The most unexpected part of labour for me was the sensation you get when the baby passes through your birth canal. In short, it feels like you’re having a poo. This took me completely by surprise. In that moment, high on gas and air, I managed to convince myself that I had somehow gotten it wrong; that I wasn’t having a baby but the biggest dump of my life. And I was horrified. How could I have gotten it so wrong? I’d be very surprised if the entire wing didn’t hear me frantically shouting, at the top of my voice, “I’m having a poo! It’s just a poo!” as my poor baby prepared to enter the world. It took the midwife several attempts to convince me that I was having a baby and not a poo by which time I’d reached the point of no return: the baby’s head had crowned.

6.40am
I was now gripped by a burning pain followed by an instinctive urge to reach down and press the tip of my baby’s head; perhaps a subconscious desire to control the delivery?

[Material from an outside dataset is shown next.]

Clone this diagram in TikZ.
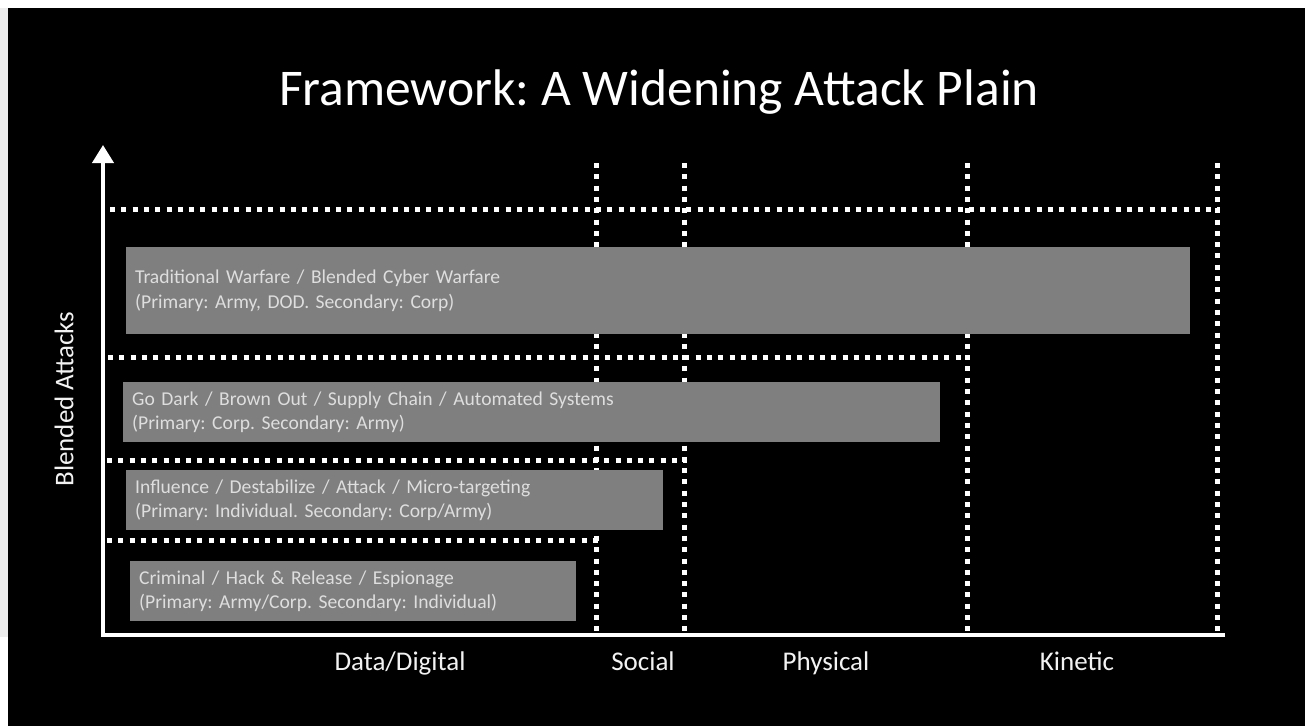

Who knows, but when the midwife asked me to remove my hand I couldn’t. It was like it was stuck there. Likewise, when the midwife told me to push through pain I couldn’t. It took me two more contractions before I gathered the strength both physically and emotionally to push the baby’s head out. It stung like crazy but the worst of the pain lasted only a couple of seconds and before I knew it, 8lbs 4oz Brody Sullivan Huffer was born.

6.49am
I was in complete shock! I couldn’t believe he was here already and that I had given birth to him with hardly any pain relief. I felt unbelievably proud, excited and relieved. On my request I fed and cuddled him for five minutes before cutting the umbilical cord myself. Unfortunately, the speed of the delivery meant that the baby needed checking out by a paediatrician but he was quickly given a clean bill of health.

7.00am
I always imagined the placenta would follow the baby out almost unnoticed. But, after several minutes I found myself once again gripped by a massive contraction and the overwhelming urge to push. For a moment I was totally panic stricken. Was I having another baby??! No one had warned me that the placenta would be so difficult or painful to deliver. It took several contractions and a few puffs of gas and air to push it out!

7.30am
It was ironic that after delivering Brody (and the placenta) I should fall apart at the final hurdle: the stitches. I didn’t need many, but I still required numbing and when the midwife came towards my private parts with the needle I burst into tears. Luckily she was extremely patient and sympathetic and twenty minutes later I was enjoying a cup of tea and a slice of toast whilst texting family and friends as if Brody had simply been left at the end of my bed by The Stork. All in all it was my dream labour. Quick and pretty much as nature intended. I feel blessed to have been able to experience two very different, but ultimately successful labours. And even more blessed to have two healthy happy sons.